Hellier: Feeding a Dangerous Subculture

Perhaps the thing that most people don’t seem to understand about the Hellier investigators is how they feed a dangerous and violent subculture in American society. While it’s all fun and games for the “researchers,” it’s deadly serious to a growing population of unhinged conspiracy theorists that are willing to act on their beliefs.

On Christmas day of 2020, a lone-wolf perpetrator detonated a large bomb in Nashville, Tennessee. He did this, apparently, to destroy a telephone systems substation that was responsible for 911 (emergency) communications throughout parts of southern Tennessee and northern Alabama. The man in question did not wish to kill people–his RV-bomb issued a vocal computerized warning urging people to evacuate before it exploded–but sought to cripple AT&T. At present, some hypothesize that his goal was to destroy or cripple the 5G cellular network that some conspiracy theorists believe can be used to inflict disease on Americans and others claim can spy on us whether we own a phone or not. What has emerged about Anthony Quinn Warner is that he believed in cryptids, lizard people, and alien visitation–all themes that are present in Hellier.

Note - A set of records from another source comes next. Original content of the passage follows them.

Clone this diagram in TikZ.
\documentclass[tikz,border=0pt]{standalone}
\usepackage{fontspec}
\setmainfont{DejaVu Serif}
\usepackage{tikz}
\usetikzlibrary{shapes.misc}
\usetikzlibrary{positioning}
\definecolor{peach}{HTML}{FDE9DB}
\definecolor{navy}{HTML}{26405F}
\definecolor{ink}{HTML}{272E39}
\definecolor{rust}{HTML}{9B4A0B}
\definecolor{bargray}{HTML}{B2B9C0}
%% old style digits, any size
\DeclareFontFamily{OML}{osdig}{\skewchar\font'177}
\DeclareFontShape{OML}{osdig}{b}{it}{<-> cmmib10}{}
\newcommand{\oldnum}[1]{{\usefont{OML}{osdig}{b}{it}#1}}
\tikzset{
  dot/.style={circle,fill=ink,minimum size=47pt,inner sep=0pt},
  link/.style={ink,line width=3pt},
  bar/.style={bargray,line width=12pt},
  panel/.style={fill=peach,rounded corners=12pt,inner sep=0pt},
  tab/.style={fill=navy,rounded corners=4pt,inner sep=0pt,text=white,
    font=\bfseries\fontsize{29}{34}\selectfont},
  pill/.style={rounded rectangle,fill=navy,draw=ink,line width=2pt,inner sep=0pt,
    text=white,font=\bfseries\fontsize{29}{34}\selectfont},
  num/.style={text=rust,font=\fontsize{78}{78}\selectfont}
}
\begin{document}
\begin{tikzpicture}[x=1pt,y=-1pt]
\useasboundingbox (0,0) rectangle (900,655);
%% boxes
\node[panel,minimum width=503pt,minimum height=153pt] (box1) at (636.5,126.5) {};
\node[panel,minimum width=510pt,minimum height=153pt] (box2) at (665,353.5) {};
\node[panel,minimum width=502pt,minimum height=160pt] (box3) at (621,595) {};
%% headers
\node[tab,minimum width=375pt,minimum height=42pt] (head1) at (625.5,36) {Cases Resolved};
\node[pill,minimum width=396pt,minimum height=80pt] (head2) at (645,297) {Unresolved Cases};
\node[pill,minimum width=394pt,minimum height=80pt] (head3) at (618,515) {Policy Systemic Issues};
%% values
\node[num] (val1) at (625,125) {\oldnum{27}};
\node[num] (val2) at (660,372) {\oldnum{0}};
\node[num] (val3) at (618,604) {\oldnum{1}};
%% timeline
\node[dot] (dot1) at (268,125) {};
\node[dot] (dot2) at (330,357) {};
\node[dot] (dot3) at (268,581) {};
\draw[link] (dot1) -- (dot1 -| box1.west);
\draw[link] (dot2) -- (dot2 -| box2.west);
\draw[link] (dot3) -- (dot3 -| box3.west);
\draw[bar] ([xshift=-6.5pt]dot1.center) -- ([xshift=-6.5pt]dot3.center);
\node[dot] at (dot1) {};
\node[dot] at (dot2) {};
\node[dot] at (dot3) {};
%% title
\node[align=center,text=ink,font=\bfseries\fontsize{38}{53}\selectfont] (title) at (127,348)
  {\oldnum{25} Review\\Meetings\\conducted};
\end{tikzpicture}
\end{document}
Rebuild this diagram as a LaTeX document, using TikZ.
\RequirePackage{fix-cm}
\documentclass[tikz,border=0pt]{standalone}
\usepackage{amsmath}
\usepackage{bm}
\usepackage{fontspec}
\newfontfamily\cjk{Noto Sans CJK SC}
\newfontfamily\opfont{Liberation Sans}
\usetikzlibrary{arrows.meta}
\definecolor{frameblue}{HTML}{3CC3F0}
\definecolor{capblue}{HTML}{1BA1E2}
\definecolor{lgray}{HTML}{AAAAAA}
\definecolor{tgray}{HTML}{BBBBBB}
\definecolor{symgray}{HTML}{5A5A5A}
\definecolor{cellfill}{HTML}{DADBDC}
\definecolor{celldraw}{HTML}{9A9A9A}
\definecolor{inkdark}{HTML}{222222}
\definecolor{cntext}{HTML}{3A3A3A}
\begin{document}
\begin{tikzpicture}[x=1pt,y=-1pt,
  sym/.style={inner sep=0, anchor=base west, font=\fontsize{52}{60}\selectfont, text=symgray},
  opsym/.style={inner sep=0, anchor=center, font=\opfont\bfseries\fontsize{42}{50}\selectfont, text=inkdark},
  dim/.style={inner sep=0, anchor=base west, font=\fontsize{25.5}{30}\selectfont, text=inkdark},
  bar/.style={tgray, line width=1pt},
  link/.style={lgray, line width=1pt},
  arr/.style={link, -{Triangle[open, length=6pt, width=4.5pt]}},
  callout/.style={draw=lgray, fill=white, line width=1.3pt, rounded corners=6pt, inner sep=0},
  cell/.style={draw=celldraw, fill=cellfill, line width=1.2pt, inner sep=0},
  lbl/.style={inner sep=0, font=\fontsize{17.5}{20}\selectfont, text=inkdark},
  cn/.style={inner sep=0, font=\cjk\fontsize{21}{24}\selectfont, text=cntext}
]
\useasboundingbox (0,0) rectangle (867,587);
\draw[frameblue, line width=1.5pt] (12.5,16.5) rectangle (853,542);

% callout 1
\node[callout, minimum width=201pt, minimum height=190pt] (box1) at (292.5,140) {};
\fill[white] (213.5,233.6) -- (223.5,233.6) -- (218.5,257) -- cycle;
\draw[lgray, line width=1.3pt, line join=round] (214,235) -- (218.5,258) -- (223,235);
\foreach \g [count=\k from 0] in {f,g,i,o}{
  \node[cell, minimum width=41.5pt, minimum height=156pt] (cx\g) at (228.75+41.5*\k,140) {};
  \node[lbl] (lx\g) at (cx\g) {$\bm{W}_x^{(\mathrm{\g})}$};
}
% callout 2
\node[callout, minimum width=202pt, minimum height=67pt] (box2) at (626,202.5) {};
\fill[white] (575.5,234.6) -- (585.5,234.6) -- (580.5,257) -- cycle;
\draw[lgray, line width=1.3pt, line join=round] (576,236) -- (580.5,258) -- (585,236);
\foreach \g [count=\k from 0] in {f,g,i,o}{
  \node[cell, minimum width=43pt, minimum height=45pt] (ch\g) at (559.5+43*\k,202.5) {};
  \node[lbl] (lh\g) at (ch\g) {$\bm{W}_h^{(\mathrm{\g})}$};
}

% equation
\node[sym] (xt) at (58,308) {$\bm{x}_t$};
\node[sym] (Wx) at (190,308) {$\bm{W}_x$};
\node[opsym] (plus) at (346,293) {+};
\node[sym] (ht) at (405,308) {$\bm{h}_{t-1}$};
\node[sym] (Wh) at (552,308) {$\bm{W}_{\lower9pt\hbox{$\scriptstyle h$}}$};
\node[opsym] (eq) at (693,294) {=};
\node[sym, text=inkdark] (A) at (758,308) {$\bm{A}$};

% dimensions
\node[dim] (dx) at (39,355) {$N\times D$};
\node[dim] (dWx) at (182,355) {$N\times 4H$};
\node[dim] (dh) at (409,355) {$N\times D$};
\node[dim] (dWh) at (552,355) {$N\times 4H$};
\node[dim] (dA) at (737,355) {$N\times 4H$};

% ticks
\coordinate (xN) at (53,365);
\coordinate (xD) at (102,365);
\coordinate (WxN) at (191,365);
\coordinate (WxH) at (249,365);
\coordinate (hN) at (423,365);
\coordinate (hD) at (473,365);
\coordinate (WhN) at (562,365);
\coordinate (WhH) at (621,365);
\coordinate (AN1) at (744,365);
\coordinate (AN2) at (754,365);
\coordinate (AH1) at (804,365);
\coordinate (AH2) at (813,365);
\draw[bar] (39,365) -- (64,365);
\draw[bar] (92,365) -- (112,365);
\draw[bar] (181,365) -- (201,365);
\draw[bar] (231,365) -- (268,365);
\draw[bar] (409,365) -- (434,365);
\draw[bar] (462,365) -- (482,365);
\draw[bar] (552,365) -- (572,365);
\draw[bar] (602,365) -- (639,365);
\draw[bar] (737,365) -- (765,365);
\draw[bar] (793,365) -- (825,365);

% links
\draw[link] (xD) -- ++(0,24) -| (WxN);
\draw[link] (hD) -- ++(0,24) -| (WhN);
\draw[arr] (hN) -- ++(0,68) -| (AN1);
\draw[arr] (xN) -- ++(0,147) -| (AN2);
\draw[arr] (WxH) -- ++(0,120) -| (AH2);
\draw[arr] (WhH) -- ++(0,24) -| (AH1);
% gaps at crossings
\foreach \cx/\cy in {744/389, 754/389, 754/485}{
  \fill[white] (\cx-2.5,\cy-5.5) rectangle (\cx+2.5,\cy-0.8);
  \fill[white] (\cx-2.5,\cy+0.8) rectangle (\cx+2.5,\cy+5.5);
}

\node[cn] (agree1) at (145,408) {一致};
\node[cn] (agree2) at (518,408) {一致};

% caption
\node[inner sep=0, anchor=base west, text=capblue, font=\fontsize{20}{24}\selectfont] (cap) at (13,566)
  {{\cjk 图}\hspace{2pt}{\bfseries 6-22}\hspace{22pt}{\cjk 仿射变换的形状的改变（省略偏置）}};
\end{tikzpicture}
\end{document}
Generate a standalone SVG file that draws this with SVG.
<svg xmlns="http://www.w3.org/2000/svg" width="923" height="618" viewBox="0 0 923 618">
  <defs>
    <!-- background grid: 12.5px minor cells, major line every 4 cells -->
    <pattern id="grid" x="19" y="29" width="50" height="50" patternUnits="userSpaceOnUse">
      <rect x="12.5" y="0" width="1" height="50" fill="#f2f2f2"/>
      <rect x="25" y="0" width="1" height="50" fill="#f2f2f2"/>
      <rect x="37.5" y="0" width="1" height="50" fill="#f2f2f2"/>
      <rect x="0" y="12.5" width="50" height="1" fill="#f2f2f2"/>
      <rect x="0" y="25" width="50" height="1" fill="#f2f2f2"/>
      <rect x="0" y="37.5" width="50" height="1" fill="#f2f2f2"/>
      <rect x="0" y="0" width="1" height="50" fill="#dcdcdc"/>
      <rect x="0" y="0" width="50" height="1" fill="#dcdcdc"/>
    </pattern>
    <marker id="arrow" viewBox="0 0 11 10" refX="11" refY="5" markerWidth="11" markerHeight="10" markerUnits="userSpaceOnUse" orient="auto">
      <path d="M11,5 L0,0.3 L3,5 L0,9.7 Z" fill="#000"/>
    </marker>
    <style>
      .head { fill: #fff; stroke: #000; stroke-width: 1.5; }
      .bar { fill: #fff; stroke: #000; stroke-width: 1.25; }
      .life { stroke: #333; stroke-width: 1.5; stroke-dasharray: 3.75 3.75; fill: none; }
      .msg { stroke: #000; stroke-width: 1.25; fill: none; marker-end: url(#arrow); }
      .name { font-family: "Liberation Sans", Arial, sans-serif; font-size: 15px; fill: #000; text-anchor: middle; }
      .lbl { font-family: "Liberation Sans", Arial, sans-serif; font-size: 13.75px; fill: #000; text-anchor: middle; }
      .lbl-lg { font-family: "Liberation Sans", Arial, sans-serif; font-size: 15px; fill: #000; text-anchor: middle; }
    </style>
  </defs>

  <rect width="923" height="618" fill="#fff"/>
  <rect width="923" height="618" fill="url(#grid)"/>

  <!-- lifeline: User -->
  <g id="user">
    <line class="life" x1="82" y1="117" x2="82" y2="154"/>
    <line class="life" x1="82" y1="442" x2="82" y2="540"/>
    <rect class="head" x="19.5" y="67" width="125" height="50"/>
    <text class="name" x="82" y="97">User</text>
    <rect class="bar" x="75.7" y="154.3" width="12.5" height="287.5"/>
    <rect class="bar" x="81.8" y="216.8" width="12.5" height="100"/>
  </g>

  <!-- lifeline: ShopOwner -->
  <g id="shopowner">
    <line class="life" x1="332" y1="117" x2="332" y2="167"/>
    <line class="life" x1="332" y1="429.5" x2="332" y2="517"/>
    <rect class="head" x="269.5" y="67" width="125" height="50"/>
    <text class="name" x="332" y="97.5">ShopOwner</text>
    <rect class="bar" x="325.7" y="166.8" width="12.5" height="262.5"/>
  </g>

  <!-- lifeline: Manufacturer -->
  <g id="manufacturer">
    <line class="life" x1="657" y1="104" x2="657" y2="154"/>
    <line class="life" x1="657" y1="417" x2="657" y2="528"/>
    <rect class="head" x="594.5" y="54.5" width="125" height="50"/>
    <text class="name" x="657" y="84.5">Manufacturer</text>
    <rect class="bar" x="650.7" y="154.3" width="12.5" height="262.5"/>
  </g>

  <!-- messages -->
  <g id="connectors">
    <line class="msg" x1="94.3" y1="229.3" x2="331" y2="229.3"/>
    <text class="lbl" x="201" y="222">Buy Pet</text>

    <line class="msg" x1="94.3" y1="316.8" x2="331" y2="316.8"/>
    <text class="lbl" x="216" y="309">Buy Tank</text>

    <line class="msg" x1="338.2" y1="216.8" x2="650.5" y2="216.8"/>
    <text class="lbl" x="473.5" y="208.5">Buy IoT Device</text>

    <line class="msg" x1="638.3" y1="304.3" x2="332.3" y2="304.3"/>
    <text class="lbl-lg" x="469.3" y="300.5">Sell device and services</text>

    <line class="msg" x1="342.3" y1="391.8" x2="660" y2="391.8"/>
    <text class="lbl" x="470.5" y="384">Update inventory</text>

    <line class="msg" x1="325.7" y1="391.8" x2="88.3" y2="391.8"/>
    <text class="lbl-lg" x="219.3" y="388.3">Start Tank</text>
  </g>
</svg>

In good conscience I can not endorse, promote, or recommend any person, group, enclave, or cabal that is working with the Hellier conspiracy theories. These ideas are linked to dangerous subcultures in the United States such as the Sovereign Citizen movement. Indeed, the name “Terry Wriste” (aka Terry Wrist and Kerry Wrist) is a pseudonym used by many people affiliated with violent anarchists in the US and should’ve been red-flag number one to the Hellier team. That they have failed to investigate this pseudonym suggests either they don’t know its implications or do not care; if the former, they’re not very good at “research”; if the latter, they’re deliberately playing with fire and leading their viewers into dangerous territory where paranoia, delusion, and violence are rampant.

Persons of good conscience can not and will not endorse Hellier given the recent act of destruction in Nashville. One man, the perpetrator, is dead. Others could’ve easily been killed. Several police officers were wounded in the blast. This conspiratorial nonsense isn’t fun or funny; it’s dangerous and anti-scientific. It is time for the occultists and conspiracy theorists to abandon their insistence that “there’s something to it.” That sort of rhetoric has deadly consequences.

UPDATE: Dr. Todd Grande, a legitimate psychologist with a genuine PhD in clinical psychology, has provided an exceptional (and darkly humorous) analysis of the Alien-Lizard-People conspiracy theory here. His words of warning should be heeded by all Hellier-influenced and inspired parties: “Nonsensical beliefs can turn into dangerous actions.”